California wine was just beginning to burgeon back then, and while entrepreneurial skills and business daring were abundant, pioneer spirit was as scarce as it always is. The cash was crowding into Napa, some was trickling into Sonoma, and not a lot of people were looking anywhere else. There had been vineyards up on Montebello for years before a few Stanford professors bought up some of them to make a little wine for themselves and discovered that it was better than drinkable. Happily, they weren’t very practical people, and weren’t looking to make a fortune (nobody did, in wine, in those days) or start a franchise, so they just found the best winemaker they could afford and slowly began expanding. Academics used to be like that. In any event, they got lucky again and found Paul Draper – not an academically trained winemaker, and all the better for it. Winemakers used to be like that too. Draper and Ridge worked well together, and the rest, as the cliché in this case accurately has it, is history.
Regular readers of this blog will know that I am far from a fan of California wines, most of which I find (choose any adjective that fits) overmanipulated, overalcoholic, overextracted, one-dimensional, blatant, and uninteresting. The great exception for me has always been Ridge, which has always been alone on its mountaintop, making wines that – except for the accident of their location – are in no sense California wines: restrained, balanced, elegant, and complex. And – oh yes, let us not forget this – sensibly priced. In fact, for their quality, bargains – all up and down the line, from the humblest Zin, which I consider far from humble, to Montebello Cabernet, which I regard as the best wine made in California, period. (Sorry to be so wishy-washy.)
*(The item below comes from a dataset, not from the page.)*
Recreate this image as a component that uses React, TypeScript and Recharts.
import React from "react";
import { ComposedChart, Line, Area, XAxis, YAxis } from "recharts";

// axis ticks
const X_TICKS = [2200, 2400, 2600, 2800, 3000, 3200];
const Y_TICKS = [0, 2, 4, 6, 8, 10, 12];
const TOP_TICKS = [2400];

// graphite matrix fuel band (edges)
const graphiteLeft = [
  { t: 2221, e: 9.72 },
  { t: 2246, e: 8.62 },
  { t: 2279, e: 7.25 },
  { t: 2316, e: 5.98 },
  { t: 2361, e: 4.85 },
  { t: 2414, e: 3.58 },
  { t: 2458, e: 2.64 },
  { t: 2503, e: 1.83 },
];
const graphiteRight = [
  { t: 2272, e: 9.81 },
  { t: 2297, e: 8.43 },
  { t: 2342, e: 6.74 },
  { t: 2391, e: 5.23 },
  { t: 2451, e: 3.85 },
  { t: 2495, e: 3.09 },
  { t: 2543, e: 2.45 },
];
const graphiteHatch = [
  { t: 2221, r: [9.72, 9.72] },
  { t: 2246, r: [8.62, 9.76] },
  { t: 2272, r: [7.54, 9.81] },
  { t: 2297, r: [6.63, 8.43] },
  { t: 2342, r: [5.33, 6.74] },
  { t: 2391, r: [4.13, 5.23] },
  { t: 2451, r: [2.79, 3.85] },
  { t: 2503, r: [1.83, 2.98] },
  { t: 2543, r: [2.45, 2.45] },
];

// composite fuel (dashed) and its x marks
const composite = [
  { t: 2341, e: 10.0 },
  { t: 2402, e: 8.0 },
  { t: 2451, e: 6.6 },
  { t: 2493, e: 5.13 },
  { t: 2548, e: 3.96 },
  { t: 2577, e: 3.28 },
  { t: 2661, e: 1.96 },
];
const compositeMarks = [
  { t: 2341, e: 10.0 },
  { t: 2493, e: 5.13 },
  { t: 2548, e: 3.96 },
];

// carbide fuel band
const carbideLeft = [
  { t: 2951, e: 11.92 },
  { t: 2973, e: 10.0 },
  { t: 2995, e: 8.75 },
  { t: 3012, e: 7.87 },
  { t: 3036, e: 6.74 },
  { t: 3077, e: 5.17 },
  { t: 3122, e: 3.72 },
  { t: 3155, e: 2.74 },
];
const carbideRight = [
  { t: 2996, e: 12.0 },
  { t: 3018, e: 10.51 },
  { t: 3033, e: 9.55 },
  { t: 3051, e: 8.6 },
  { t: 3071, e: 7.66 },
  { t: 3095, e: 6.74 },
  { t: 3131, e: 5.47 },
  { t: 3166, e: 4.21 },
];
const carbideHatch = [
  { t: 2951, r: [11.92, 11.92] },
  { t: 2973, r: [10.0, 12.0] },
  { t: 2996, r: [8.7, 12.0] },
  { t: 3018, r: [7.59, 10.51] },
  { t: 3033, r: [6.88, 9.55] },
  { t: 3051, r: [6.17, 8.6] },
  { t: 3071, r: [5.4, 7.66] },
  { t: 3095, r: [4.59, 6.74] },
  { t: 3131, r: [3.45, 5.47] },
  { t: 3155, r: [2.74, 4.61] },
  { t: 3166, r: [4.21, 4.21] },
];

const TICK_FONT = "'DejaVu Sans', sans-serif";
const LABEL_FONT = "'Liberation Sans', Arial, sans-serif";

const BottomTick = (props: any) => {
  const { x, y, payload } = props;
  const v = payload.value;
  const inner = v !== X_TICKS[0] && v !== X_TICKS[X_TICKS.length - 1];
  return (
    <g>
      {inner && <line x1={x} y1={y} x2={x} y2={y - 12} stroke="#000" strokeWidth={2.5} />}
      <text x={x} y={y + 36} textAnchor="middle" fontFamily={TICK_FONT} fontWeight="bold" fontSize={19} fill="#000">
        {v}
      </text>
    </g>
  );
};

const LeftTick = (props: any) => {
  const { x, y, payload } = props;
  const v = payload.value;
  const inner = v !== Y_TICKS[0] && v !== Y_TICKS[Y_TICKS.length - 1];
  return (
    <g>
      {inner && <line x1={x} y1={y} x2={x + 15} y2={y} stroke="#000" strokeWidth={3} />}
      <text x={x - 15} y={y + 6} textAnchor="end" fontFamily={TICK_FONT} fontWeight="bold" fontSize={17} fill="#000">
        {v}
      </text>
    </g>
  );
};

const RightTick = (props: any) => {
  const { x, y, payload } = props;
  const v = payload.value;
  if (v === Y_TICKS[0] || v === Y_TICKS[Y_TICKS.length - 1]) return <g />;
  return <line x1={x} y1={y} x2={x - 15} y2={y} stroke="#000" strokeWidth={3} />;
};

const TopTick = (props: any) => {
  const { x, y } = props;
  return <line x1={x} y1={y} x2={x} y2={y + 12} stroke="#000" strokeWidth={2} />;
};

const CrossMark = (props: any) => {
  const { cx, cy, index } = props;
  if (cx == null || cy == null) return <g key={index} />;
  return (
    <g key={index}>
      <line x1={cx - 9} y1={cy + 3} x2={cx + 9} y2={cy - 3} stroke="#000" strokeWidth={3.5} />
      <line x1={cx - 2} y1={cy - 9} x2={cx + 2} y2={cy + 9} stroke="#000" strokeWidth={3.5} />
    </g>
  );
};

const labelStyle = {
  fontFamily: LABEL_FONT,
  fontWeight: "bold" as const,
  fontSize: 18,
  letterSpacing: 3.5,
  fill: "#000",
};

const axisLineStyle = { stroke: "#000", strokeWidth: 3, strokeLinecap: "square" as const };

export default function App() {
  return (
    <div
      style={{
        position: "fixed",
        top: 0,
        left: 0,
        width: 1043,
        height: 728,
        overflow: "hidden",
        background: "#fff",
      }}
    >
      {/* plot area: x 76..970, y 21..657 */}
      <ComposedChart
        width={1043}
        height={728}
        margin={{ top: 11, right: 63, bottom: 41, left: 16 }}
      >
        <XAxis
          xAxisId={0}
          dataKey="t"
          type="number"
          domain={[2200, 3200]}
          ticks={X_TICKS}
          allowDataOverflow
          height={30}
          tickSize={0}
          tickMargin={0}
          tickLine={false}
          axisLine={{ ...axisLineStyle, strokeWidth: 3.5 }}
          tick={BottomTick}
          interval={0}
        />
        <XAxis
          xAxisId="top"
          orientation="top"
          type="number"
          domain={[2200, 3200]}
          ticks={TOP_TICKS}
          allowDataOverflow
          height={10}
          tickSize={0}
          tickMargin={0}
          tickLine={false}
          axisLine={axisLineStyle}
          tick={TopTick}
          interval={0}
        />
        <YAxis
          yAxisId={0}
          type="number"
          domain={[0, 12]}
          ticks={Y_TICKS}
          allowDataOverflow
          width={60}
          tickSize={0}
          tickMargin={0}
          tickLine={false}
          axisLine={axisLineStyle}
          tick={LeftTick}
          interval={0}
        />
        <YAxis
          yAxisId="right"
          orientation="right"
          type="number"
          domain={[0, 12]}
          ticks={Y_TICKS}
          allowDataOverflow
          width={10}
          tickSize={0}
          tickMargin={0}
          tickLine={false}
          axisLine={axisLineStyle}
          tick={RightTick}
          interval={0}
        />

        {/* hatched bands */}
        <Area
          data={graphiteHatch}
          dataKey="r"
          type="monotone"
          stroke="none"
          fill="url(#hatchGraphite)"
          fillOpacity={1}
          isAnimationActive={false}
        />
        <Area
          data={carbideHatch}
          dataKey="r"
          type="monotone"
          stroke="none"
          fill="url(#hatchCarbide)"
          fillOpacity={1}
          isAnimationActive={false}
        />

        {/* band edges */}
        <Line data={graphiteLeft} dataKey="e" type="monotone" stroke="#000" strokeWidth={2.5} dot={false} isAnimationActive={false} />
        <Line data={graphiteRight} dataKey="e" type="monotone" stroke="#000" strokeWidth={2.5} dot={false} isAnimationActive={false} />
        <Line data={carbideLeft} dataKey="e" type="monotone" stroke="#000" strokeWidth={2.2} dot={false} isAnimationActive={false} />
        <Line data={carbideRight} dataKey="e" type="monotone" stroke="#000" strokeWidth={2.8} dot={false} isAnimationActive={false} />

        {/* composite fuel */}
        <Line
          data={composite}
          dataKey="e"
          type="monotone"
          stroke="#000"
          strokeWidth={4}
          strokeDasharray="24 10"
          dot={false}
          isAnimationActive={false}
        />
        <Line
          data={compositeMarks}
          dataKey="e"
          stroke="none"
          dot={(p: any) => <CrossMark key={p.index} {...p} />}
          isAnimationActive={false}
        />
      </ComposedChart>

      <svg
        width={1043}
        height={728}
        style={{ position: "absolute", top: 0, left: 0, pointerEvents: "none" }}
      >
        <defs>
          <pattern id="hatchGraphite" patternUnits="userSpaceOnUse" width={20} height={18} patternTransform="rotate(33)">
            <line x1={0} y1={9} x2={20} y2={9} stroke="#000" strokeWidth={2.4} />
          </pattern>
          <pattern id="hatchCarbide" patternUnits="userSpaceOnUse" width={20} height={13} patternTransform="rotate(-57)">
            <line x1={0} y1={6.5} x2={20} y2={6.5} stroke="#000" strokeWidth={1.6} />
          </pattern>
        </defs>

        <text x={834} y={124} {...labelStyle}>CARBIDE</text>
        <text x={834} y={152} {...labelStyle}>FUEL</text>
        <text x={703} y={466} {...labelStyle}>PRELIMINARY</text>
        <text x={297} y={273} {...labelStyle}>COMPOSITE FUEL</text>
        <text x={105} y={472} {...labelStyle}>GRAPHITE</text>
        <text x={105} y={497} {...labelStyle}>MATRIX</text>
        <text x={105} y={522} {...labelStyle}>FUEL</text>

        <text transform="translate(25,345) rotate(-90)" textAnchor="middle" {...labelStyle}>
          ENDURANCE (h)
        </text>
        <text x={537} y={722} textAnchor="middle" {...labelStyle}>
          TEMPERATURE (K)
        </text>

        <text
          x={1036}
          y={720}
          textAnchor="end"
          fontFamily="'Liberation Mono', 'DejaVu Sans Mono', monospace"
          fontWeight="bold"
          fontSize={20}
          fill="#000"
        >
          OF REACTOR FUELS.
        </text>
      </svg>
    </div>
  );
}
Actually, I will modify that last assertion to some extent. For their prices, the best wines made in California are Ridge’s Zinfandels, all of them, even the ones they no longer label Zinfandel because the percentage of that grape in the blend has fallen below the legal requirement. Ridge makes eight of them that I know of: East Bench, Geyserville, Lytton Springs, Pagani Ranch, Paso Robles, Ponzo, Three Valleys, and York Creek. All except Three Valleys are single-vineyard wines. East Bench and Paso Robles are 100% Zinfandel, while the others are all field mixes, varying from as much as 98% Zin down to 72%.
Three Valleys and Geyserville can no longer be called Zinfandel because they contain less than 75% of that grape. But they are by no means the least estimable of Ridge’s set. The three valleys in question are Alexander, Dry Creek, and Russian River, all in Sonoma, and all excellent sources of the kind of mature vineyards and old-California field mixes that Ridge likes to work with. In addition to Zinfandel, Three Valleys includes Syrah and Petite Syrah, Grenache, Carignane, and Mataro. Geyserville’s single-vineyard includes Petit Syrah, Carignane, and Mataro – plus, of course, its old-vine Zinfandel. I notice that on the generously informative label notes that Ridge always provides, the 100% Zins are estimated to improve over 7 or 8 years, while Geyserville is credited with a growing span of 10 to 15 years. ‘Nuff said?
What differentiates all of Ridge’s Zinfandels for me from the vast mass of other California Zins is simply elegance. If I can overstate to make my point – and regular readers of this blog must by now be used to hearing me overstate – it is as if the model for most California Zinfandel is inexpensive Port, and the model for Ridge Zinfandel is classic Claret. However lovely and fresh the fruit may be in any of Ridge’s Zinfandels, however high the alcohol (usually over 14 degrees), the overall impression the wine makes is poise – great balance, great harmony, everything coming together almost symphonically. And for me, this just gets better as the wines get older. I’d rather drink Ridge’s Zinfandels at about 8 or 10 years from harvest than at release. As a matter of fact, that’s exactly what I’m going to do. I’ve just talked myself into a bottle of Ridge for tonight’s dinner. Cheers!